In a bizarre interpretation of State eminent domain law, a California Bay-Area city is considering the power of eminent domain to rescue more than 600 homeowners from delinquent mortgages.
The city would accomplish this new brand of government-subsidized housing by seizing the properties from secondary lenders, many of whom have cheaply bought off the underwater mortgages from major banks resigned to offload the original homeowners’ loans at a loss. The city would then pay the secondary lenders “a fair market value” and resell the homes back to their original occupants at current market prices, which in 2013 are far below the homes’ market values at the time of their pre-housing-bubble financing and construction.
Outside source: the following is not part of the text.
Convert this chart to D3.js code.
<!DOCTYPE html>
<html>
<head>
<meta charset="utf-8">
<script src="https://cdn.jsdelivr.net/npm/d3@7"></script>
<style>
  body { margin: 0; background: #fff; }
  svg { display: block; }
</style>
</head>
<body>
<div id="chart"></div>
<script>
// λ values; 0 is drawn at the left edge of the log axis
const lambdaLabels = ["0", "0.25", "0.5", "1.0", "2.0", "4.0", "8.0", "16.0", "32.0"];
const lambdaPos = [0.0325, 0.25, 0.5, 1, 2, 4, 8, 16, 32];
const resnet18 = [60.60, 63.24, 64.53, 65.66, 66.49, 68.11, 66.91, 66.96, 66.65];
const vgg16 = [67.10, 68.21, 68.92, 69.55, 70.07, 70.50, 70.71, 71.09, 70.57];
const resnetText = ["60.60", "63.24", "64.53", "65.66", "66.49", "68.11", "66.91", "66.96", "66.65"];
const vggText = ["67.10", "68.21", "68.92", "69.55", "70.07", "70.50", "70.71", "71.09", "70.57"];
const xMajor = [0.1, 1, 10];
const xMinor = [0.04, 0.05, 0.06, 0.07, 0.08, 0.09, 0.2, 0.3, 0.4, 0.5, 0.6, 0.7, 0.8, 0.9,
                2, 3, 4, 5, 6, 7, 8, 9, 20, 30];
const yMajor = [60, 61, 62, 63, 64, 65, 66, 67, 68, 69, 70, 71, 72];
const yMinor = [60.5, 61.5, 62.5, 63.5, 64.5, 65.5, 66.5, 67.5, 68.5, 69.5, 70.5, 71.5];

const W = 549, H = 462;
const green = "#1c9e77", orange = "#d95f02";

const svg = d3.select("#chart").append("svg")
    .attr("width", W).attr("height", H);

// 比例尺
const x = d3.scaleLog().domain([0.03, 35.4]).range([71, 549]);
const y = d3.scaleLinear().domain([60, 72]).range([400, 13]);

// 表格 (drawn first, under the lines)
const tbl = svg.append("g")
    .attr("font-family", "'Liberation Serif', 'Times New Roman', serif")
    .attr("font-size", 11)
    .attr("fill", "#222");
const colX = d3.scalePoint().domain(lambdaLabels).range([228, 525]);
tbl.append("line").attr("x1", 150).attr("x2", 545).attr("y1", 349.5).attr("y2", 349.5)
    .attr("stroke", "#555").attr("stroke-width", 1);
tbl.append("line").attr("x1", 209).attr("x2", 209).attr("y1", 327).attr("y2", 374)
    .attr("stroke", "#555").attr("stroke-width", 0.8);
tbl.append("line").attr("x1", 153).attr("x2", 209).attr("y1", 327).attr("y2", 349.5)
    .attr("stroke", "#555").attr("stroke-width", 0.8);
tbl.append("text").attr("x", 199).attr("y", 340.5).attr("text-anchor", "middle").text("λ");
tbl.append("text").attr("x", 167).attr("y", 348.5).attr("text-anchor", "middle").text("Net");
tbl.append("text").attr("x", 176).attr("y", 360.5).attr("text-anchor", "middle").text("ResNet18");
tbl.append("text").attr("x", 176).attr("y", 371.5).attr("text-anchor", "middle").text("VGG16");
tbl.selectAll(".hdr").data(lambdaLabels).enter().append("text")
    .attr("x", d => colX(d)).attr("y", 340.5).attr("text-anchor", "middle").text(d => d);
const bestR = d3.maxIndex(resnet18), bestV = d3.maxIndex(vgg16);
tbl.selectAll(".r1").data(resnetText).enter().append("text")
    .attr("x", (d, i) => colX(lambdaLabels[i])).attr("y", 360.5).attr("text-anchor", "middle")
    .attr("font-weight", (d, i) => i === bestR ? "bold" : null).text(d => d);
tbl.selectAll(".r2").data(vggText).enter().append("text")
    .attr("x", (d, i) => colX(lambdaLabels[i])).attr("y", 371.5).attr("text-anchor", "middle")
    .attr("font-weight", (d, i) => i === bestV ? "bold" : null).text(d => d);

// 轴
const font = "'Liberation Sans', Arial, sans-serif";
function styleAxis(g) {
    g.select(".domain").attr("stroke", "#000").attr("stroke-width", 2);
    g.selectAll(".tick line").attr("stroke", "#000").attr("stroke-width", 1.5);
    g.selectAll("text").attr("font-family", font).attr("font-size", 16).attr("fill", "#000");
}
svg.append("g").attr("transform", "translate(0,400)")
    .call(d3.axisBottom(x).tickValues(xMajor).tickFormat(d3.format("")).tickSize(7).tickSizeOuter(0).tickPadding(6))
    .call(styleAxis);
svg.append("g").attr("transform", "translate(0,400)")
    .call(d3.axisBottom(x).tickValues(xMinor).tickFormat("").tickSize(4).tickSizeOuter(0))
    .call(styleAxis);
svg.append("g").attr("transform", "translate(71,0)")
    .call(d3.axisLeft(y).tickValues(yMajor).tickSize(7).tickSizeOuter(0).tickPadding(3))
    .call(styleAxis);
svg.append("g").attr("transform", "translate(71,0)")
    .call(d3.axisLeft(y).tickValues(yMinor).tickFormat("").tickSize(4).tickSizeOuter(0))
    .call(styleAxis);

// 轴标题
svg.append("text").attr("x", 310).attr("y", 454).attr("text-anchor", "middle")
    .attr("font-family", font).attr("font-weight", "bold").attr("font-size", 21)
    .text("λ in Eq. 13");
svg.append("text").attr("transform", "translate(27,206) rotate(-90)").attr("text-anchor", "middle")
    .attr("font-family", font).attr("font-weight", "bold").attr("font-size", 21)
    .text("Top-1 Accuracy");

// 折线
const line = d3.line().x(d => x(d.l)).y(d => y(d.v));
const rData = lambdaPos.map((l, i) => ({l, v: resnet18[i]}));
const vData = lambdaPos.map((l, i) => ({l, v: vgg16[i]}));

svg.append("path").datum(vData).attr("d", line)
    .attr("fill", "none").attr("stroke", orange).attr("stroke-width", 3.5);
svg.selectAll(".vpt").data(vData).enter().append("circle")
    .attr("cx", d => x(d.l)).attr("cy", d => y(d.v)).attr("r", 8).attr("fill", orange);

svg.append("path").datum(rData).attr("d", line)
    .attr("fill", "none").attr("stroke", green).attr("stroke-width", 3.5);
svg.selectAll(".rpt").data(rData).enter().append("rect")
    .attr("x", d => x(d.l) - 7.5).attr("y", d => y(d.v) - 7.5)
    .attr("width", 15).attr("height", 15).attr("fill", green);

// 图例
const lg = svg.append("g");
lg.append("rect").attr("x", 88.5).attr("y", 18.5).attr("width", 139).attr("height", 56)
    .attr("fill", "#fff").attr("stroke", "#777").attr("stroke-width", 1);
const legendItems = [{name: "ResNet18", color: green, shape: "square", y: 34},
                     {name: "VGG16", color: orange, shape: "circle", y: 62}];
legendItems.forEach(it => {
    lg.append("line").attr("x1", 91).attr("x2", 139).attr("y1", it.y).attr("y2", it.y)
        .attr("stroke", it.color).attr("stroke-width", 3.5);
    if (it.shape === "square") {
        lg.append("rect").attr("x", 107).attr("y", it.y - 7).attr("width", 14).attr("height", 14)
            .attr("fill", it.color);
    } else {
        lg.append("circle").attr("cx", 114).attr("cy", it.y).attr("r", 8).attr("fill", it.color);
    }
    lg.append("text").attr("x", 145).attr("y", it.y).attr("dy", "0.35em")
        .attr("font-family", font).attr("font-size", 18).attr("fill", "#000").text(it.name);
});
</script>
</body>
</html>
Among the many things that aren’t clear is whether the “fair market value” the city intends to pay the lenders directly corresponds to the current market price the city would charge (with interest, no doubt) the delinquent occupants to remain in their homes.
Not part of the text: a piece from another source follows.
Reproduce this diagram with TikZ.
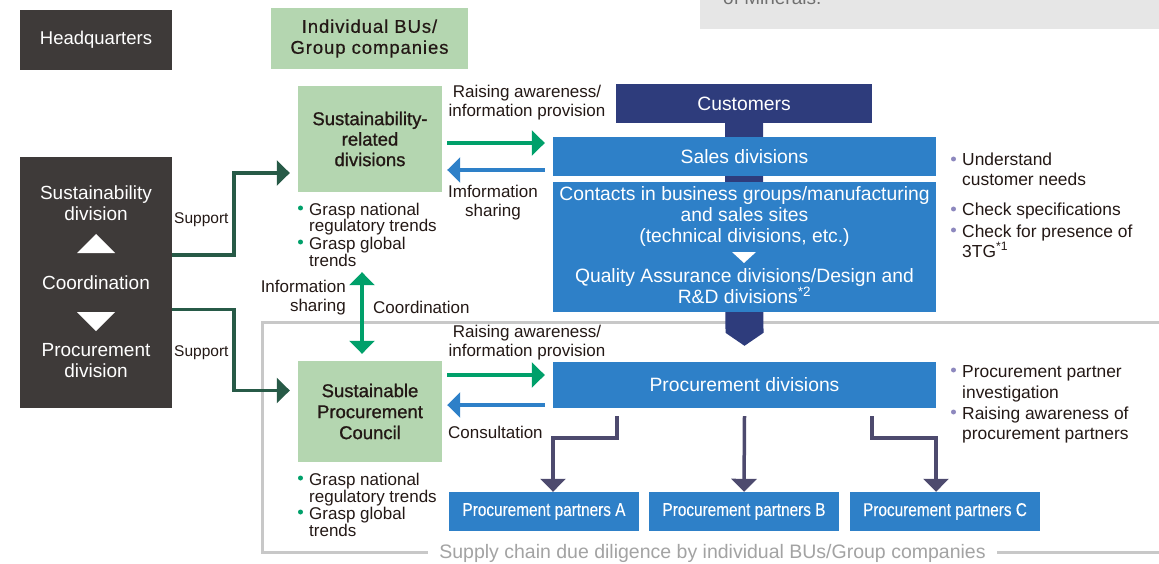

If the plan is successful, Richmond, a city long controlled by a succession of Democratic mayors and council members, would become the first municipality in the United States to use the power of eminent domain in such fashion. But other cities are expressing interest in the idea.
Nearly half of Richmond’s home mortgages are underwater. Many of the houses are now valued at less than half what their owners, who financed their homes at the height of California’s easy-lending housing craze, are having to pay.
The eminent domain move has infuriated banks and secondary lenders, with many industry advocates warning that no bank on Earth would re-enter the housing market in a city with leaders willing to pull the trigger and force lenders to take a financial hit on properties whose owners stopped paying.